I now turn my attention to fear and the fears of others. Certainly not just my own fears because I don’t particularly subscribe to many. Do I have them? No doubt. Most I would simply class as rational fears that many experience on a daily basis. Now that I am a father it is only natural that fears for your offspring nag away. Every time my daughter approaches an intersection on her scooter at speed my fears increase. But these are natural concerns or worries even.
If I track a history of my own less than rational fears my first is an adolescent standard. From the mid to late eighties I was scared of the dark. It began at about age ten and continued pretty constantly for a couple of years. I needed the door left open a crack so there was always light spilling in from the hall. I wasnt the only one in my group of friends who may have been experiencIng this same fear. When I consider what may have accentuated the fear it seems quite obvious now. In those years immediately preceding our teens we were introduced to imagery that was targeted at a much older audience and I’m not talking about the porn mags one of my uncles kept under the house.

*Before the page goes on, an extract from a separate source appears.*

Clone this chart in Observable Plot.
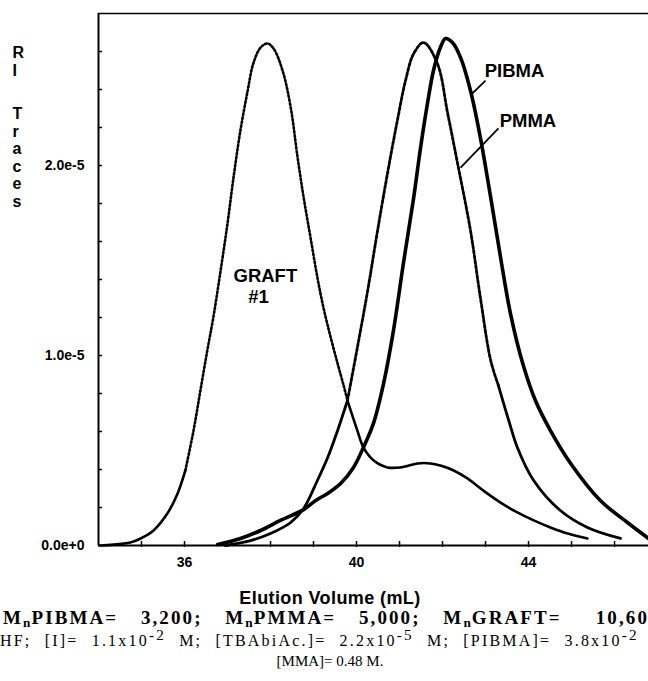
<!DOCTYPE html>
<html>
<head>
<meta charset="utf-8">
<script src="https://cdn.jsdelivr.net/npm/d3@7"></script>
<script src="https://cdn.jsdelivr.net/npm/@observablehq/plot@0.6"></script>
<style>
html, body { margin: 0; padding: 0; background: #fff; width: 648px; height: 681px; overflow: hidden; }
#chart svg { display: block; }
.cap { position: relative; width: 648px; height: 106px; overflow: hidden; color: #000; }
.cap div { position: absolute; white-space: nowrap; line-height: 20px; }
.xl { font: bold 18px "Liberation Sans", Arial, sans-serif; letter-spacing: 0.4px; left: 0; width: 660px; text-align: center; top: 13px; }
.l1 { font: bold 19px "Liberation Serif", "Times New Roman", serif; letter-spacing: 2.1px; word-spacing: 4.5px; left: 3px; top: 33px; }
.l2 { font: 16px "Liberation Serif", "Times New Roman", serif; letter-spacing: 2.2px; word-spacing: 7px; left: -12px; top: 56px; }
.l3 { font: 15px "Liberation Serif", "Times New Roman", serif; left: 0; width: 660px; text-align: center; top: 76px; }
sub { font-size: 70%; vertical-align: -0.2em; line-height: 0; letter-spacing: 1px; }
sup { font-size: 95%; vertical-align: 0.4em; line-height: 0; }
</style>
</head>
<body>
<div id="chart"></div>
<div class="cap">
  <div class="xl">Elution Volume (mL)</div>
  <div class="l1">M<sub>n</sub>PIBMA=&nbsp; 3,200;&nbsp; M<sub>n</sub>PMMA=&nbsp; 5,000;&nbsp; M<sub>n</sub>GRAFT=&nbsp;&nbsp; 10,600</div>
  <div class="l2">THF; [I]= 1.1x10<sup>-2</sup> M; [TBAbiAc.]= 2.2x10<sup>-5</sup> M; [PIBMA]= 3.8x10<sup>-2</sup> M;</div>
  <div class="l3">[MMA]= 0.48 M.</div>
</div>
<script>
// Elution volume (mL) and RI trace (units of 1e-5)
const graftX  = [34.05,34.74,34.98,35.28,35.60,35.84,36.02,36.21,36.37,36.53,36.67,36.84,37.00,37.14,37.30,37.47,37.60,37.77,37.93,38.07,38.28,38.47,38.63,38.77,38.93,39.09,39.23,39.40,39.56,39.70,39.79,40.02,40.16,40.40,40.72,41.02,41.42,41.72,41.95,42.26,42.58,42.95,43.35,43.74,44.12,44.51,44.91,45.37];
const graftRI = [0.000,0.016,0.037,0.079,0.168,0.274,0.395,0.605,0.816,1.026,1.200,1.447,1.695,1.937,2.184,2.395,2.537,2.621,2.642,2.616,2.500,2.305,2.042,1.832,1.621,1.411,1.253,1.095,0.958,0.842,0.763,0.605,0.516,0.447,0.411,0.411,0.432,0.432,0.421,0.395,0.353,0.289,0.226,0.174,0.132,0.095,0.063,0.037];

const pmmaX  = [36.95,37.54,38.00,38.47,38.77,39.09,39.33,39.56,39.79,40.02,40.26,40.49,40.72,40.95,41.14,41.33,41.56,41.88,42.12,42.35,42.65,42.88,43.12,43.30,43.54,43.74,44.12,44.74,45.37,46.14];
const pmmaRI = [0.000,0.026,0.063,0.121,0.195,0.342,0.463,0.605,0.763,1.042,1.342,1.658,1.958,2.237,2.447,2.589,2.647,2.537,2.274,2.011,1.658,1.305,0.974,0.842,0.658,0.516,0.342,0.184,0.095,0.037];

const pibmaX  = [36.77,37.30,37.77,38.23,38.77,39.05,39.33,39.63,39.93,40.16,40.40,40.63,40.86,41.09,41.33,41.49,41.65,41.79,41.95,42.07,42.23,42.42,42.65,42.88,43.12,43.35,43.58,43.88,44.16,44.51,44.98,45.67,46.30,46.79];
const pibmaRI = [0.005,0.037,0.079,0.132,0.189,0.237,0.274,0.326,0.411,0.516,0.647,0.853,1.132,1.484,1.832,2.095,2.326,2.500,2.621,2.668,2.647,2.568,2.395,2.147,1.832,1.516,1.221,0.947,0.763,0.605,0.432,0.237,0.121,0.037];

const yTickValues = [0, 1e-5, 2e-5];
const yTickLabels = ["0.0e+0", "1.0e-5", "2.0e-5"];
const yMinorTicks = [0,2e-6,4e-6,6e-6,8e-6,1e-5,1.2e-5,1.4e-5,1.6e-5,1.8e-5,2e-5,2.2e-5,2.4e-5,2.6e-5];
const xTickValues = [36, 40, 44];
const xTickLabels = ["36", "40", "44"];
const xMinorTicks = [35,36,37,38,39,40,41,42,43,44,45,46];
const yAxisWords = ["R\nI", "T\nr\na\nc\ne\ns"];

// annotation anchors in data space (mL, RI units of 1e-5)
const seriesLabels = ["PIBMA", "PMMA"];
const seriesLabelX = [42.98, 43.33];
const seriesLabelRI = [2.495, 2.232];
const graftLabels = ["GRAFT", "#1"];
const graftLabelX = [37.88, 37.72];
const graftLabelRI = [1.416, 1.31];
const leaderX1 = [43.00, 43.30], leaderRI1 = [2.447, 2.195];
const leaderX2 = [42.67, 42.42], leaderRI2 = [2.374, 1.989];

const rows = (xs, ys) => xs.map((x, i) => ({x, y: ys[i] * 1e-5}));
const graft = rows(graftX, graftRI);
const pmma = rows(pmmaX, pmmaRI);
const pibma = rows(pibmaX, pibmaRI);
const sLabels = seriesLabels.map((t, i) => ({t, x: seriesLabelX[i], y: seriesLabelRI[i] * 1e-5}));
const gLabels = graftLabels.map((t, i) => ({t, x: graftLabelX[i], y: graftLabelRI[i] * 1e-5}));
const leaders = leaderX1.map((x, i) => ({x1: x, y1: leaderRI1[i] * 1e-5, x2: leaderX2[i], y2: leaderRI2[i] * 1e-5}));

const W = 648, H = 575, mL = 98, mR = 0, mT = 13, mB = 30;
const plotW = W - mL - mR, plotH = H - mT - mB;

const ySeg = (cond) => (d) => cond(d) ? d.y : NaN;
const ylabStyle = {frameAnchor: "top-left", dx: -86, lineAnchor: "top", textAnchor: "start", fontSize: 16, fontWeight: "bold", lineHeight: 1.1};

const chart = Plot.plot({
  width: W, height: H,
  marginLeft: mL, marginRight: mR, marginTop: mT, marginBottom: mB,
  x: {domain: [34, 46.79]},
  y: {domain: [0, 2.8e-5]},
  style: {fontFamily: "'Liberation Sans', Arial, sans-serif", fontSize: "14px", fontWeight: "bold", color: "#000", background: "#fff"},
  marks: [
    Plot.axisY(yTickValues, {tickSize: 0, tickPadding: 14, tickFormat: (d, i) => yTickLabels[i], label: null, fontWeight: "bold", fontSize: 14}),
    Plot.axisX(xTickValues, {tickSize: 0, tickPadding: 12, tickFormat: (d, i) => xTickLabels[i], label: null, fontWeight: "bold", fontSize: 14}),
    Plot.tickY(yMinorTicks, {y: d => d, insetRight: plotW - 4, strokeWidth: 1.5}),
    Plot.tickX(xMinorTicks, {x: d => d, insetTop: plotH - 4, insetBottom: -2, strokeWidth: 1.5}),
    Plot.ruleX([34], {strokeWidth: 2}),
    Plot.ruleY([0], {strokeWidth: 2}),
    Plot.ruleY([2.8e-5], {strokeWidth: 1.6}),
    // GRAFT #1: dotted on the main peak, solid on the tails and shoulder
    Plot.line(graft, {x: "x", y: ySeg(d => d.x <= 36.05 || d.x >= 39.75), curve: "catmull-rom", strokeWidth: 2.6}),
    Plot.line(graft, {x: "x", y: ySeg(d => d.x >= 36.0 && d.x <= 39.8), curve: "catmull-rom", strokeWidth: 2.6, strokeDasharray: "1.8,2.2"}),
    // PMMA: dashed on upper flanks, solid below
    Plot.line(pmma, {x: "x", y: ySeg(d => d.y <= 0.85e-5), curve: "catmull-rom", strokeWidth: 2.8}),
    Plot.line(pmma, {x: "x", y: ySeg(d => d.y >= 0.76e-5), curve: "catmull-rom", strokeWidth: 2.8, strokeDasharray: "3,2"}),
    // PIBMA: thick solid
    Plot.line(pibma, {x: "x", y: "y", curve: "catmull-rom", strokeWidth: 3.6}),
    Plot.link(leaders, {x1: "x1", y1: "y1", x2: "x2", y2: "y2", strokeWidth: 1.8}),
    Plot.text(sLabels, {x: "x", y: "y", text: "t", textAnchor: "start", fontSize: 18.5, fontWeight: "bold"}),
    Plot.text(gLabels, {x: "x", y: "y", text: "t", textAnchor: "middle", fontSize: 18.5, fontWeight: "bold"}),
    Plot.text([yAxisWords[0]], {...ylabStyle, dy: 32}),
    Plot.text([yAxisWords[1]], {...ylabStyle, dy: 93})
  ]
});
document.getElementById("chart").appendChild(chart);
</script>
</body>
</html>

As ten year olds, now and then we would see movies that weren’t age appropriate. Maybe that occurred as I wandered past adults watching a violent movie or perhaps I was invited to a birthday where the parents weren’t really screening the movies we were watching. My ten year old mind simply had a hard time rationalising the blood and guts I saw at the time and the idea that a monster was under the bed just sat inescapably at the forefront of my mind. The good thing about my fear of the dark was that I grew out of it(as most do)as my mind developed. My youngest brother developed a fear of the dark after seeing a movie. It was at a friends birthday sleepover and was about alien abduction. It was realistic enough to create a fear that lingered and like me, he took time to grow out of it and to finally rationalise it the way our parents would.
In my teen years I was probably at my most fearless but that still didn’t stop my wild imagination from developing what I can only describe as a fear of ‘involuntary teleportation’. It was simply the idea that when I was in a vulnerable or embarrassing position I would sometimes be weary of how ghastly it would be to suddenly be transported to another place in that same position. An example would be sitting on the toilet and suddenly find yourself in the middle of the pitch at Eden Park in the same position. Another was taking a shower and suddenly finding myself in the middle of my high school, dripping wet and starkers. But this is without doubt the most irrational my fear has got and in terms of fear factor it was low on the scale as it was nothing more than a passing thought.
In recent years if I have been asked what I am most afraid of I usually say ‘being alone’ or a fear of ‘dying alone’ although these days I wouldn’t say I am particularly afraid of death itself. Isolation is not quite the same thing and as a writer, periods of isolation are inevitable, so that also holds no fear for me. To me, the fear of being alone probably stems from the thought of being left by those you hold most dear. It is a natural fear when phrased that way.
Although analysing ones own fears has a dark nature to it, it is something that is going to help me as a writer, as is trying to gauge the fears that others possess. To make a novel taut, one of the best ways is to play on the fears of the reader. Without knowing the fears an individual posseses it should be more a matter of asking around to find the commonalities that put some on edge or, at times, make their skin crawl.
My wife has a fear of spiders and I consider it quite irrational. There is a certain time of year where we get an unusually high amount of arachnid visitors and simply to avoid getting in a row about the benefits of spiders managing the fly population, I just play the pest control guy and get the slipper out. I don’t plan on writing about snakes and spiders any time soon but like my own fear of the dark it manifested itself from other events. It’s understanding those events that let’s the writer construct their own fear factory.
I look forward to picking the brains of the more timid members of the reading public…..figuratively of course.